Stated exercise: Find each line with the string "chart" and report it.

Collected material:
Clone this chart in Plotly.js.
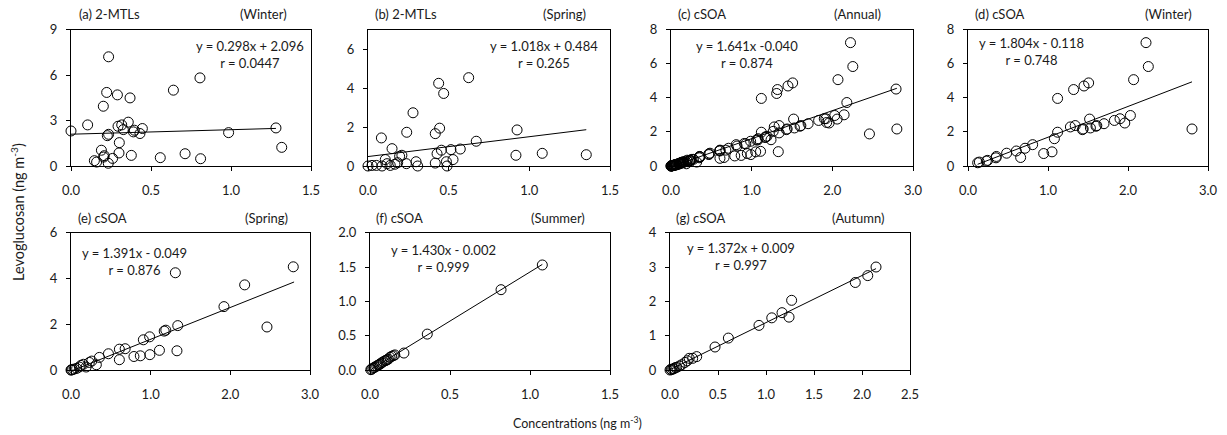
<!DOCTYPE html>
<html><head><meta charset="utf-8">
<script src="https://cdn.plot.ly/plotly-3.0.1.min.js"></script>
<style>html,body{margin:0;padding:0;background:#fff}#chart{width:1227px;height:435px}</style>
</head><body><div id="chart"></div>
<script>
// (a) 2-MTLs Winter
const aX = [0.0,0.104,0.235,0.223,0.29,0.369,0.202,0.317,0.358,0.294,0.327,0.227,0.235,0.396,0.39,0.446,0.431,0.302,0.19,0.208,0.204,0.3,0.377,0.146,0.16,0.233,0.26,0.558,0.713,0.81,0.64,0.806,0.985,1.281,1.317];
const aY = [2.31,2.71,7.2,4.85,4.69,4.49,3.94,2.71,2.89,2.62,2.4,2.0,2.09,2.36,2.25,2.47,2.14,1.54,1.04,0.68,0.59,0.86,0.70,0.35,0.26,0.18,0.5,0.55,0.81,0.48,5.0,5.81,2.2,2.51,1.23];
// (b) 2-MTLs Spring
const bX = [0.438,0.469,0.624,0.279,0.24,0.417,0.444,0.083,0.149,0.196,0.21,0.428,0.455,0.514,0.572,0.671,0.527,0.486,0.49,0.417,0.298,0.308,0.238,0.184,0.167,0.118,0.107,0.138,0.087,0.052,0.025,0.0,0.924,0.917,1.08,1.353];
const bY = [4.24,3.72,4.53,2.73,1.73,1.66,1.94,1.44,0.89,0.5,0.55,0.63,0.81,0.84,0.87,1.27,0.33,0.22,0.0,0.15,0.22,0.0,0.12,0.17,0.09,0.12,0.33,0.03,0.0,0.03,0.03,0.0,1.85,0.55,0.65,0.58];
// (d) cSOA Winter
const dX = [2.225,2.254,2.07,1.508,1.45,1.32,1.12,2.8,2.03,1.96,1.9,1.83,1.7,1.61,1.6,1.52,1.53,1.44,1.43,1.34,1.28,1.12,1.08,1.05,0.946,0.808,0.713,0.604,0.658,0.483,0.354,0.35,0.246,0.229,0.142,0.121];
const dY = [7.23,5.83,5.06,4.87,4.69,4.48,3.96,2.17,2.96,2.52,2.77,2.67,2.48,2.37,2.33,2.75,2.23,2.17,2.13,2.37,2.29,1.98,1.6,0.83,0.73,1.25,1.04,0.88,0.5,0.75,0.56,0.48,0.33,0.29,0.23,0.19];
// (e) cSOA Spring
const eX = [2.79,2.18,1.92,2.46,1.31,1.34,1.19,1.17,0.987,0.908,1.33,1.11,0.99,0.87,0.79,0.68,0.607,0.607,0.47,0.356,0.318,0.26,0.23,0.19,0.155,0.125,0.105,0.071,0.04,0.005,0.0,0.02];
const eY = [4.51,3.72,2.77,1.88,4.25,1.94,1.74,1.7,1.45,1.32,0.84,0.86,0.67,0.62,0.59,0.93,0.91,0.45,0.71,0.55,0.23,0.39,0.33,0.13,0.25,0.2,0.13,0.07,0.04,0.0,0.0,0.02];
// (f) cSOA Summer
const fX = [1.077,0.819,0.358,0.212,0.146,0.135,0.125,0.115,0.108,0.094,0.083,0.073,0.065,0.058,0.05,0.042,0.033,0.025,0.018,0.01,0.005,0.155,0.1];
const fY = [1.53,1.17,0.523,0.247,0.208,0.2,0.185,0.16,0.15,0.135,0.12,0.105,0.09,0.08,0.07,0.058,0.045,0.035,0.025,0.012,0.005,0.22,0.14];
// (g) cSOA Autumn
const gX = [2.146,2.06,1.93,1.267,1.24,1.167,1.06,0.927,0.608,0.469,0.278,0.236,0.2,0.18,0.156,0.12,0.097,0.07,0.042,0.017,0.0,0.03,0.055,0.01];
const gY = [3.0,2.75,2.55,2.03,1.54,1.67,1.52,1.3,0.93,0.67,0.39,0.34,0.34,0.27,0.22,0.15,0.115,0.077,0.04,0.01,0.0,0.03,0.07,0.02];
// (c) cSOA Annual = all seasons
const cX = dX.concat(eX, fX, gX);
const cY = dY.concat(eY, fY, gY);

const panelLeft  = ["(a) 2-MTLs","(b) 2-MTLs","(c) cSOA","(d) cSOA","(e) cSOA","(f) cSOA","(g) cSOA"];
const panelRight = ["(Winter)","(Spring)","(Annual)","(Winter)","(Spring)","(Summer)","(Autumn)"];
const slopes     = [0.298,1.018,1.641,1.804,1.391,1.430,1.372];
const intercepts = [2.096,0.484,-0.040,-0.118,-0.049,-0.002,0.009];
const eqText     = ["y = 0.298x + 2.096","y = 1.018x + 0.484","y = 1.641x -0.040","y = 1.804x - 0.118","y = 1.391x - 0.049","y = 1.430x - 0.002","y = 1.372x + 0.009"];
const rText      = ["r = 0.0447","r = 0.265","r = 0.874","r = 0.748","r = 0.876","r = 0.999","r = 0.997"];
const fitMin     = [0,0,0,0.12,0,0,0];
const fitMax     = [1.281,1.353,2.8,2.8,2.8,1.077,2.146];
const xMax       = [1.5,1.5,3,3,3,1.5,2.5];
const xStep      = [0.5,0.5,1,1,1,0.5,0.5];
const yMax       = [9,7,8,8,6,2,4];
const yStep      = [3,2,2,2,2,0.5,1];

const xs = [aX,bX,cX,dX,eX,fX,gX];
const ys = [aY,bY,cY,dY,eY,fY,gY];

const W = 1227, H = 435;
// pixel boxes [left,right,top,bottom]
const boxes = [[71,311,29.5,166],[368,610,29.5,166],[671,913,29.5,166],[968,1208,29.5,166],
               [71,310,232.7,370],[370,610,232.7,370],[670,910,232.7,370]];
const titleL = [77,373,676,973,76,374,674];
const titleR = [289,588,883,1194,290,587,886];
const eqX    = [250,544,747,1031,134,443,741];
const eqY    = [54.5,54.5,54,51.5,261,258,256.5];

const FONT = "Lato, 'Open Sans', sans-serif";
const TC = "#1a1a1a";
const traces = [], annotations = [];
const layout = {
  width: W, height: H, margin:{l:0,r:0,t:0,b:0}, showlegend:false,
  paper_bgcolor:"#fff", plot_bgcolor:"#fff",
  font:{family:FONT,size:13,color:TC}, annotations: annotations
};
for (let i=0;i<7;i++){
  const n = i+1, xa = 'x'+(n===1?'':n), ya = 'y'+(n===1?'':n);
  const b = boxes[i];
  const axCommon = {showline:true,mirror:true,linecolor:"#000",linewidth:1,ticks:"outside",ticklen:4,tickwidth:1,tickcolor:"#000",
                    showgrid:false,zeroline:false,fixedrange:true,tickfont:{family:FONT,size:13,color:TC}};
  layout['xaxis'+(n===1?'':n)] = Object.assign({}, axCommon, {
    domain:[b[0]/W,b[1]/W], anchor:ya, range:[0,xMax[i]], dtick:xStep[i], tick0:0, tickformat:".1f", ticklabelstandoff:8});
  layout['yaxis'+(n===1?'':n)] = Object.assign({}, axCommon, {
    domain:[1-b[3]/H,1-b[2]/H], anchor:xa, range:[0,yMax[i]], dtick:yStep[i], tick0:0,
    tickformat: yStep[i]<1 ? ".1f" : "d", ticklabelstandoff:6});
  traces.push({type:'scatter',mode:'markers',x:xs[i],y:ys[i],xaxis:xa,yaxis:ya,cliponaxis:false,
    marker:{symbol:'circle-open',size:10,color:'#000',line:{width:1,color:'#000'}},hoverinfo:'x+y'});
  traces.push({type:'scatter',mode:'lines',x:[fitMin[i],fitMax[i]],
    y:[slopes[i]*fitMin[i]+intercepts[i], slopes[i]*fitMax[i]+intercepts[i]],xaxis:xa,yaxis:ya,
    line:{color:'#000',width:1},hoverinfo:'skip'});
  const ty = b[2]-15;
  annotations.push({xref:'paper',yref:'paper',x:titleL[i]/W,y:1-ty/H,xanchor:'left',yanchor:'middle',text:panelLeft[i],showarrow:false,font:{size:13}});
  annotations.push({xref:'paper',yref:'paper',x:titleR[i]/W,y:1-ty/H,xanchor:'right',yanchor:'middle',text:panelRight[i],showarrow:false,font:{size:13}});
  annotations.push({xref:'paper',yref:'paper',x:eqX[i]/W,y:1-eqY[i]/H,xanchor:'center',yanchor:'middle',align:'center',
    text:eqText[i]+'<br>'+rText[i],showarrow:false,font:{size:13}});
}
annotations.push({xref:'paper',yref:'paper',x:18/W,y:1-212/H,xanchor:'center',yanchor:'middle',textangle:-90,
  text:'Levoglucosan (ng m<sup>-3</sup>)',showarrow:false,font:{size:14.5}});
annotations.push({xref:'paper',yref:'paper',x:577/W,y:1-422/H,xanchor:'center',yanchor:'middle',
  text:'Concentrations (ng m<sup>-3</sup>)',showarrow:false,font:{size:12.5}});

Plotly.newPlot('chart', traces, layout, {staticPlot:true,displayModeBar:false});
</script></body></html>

Task answer:
Clone this chart in Plotly.js.
<style>html,body{margin:0;padding:0;background:#fff}#chart{width:1227px;height:435px}</style>
</head><body><div id="chart"></div>
Plotly.newPlot('chart', traces, layout, {staticPlot:true,displayModeBar:false});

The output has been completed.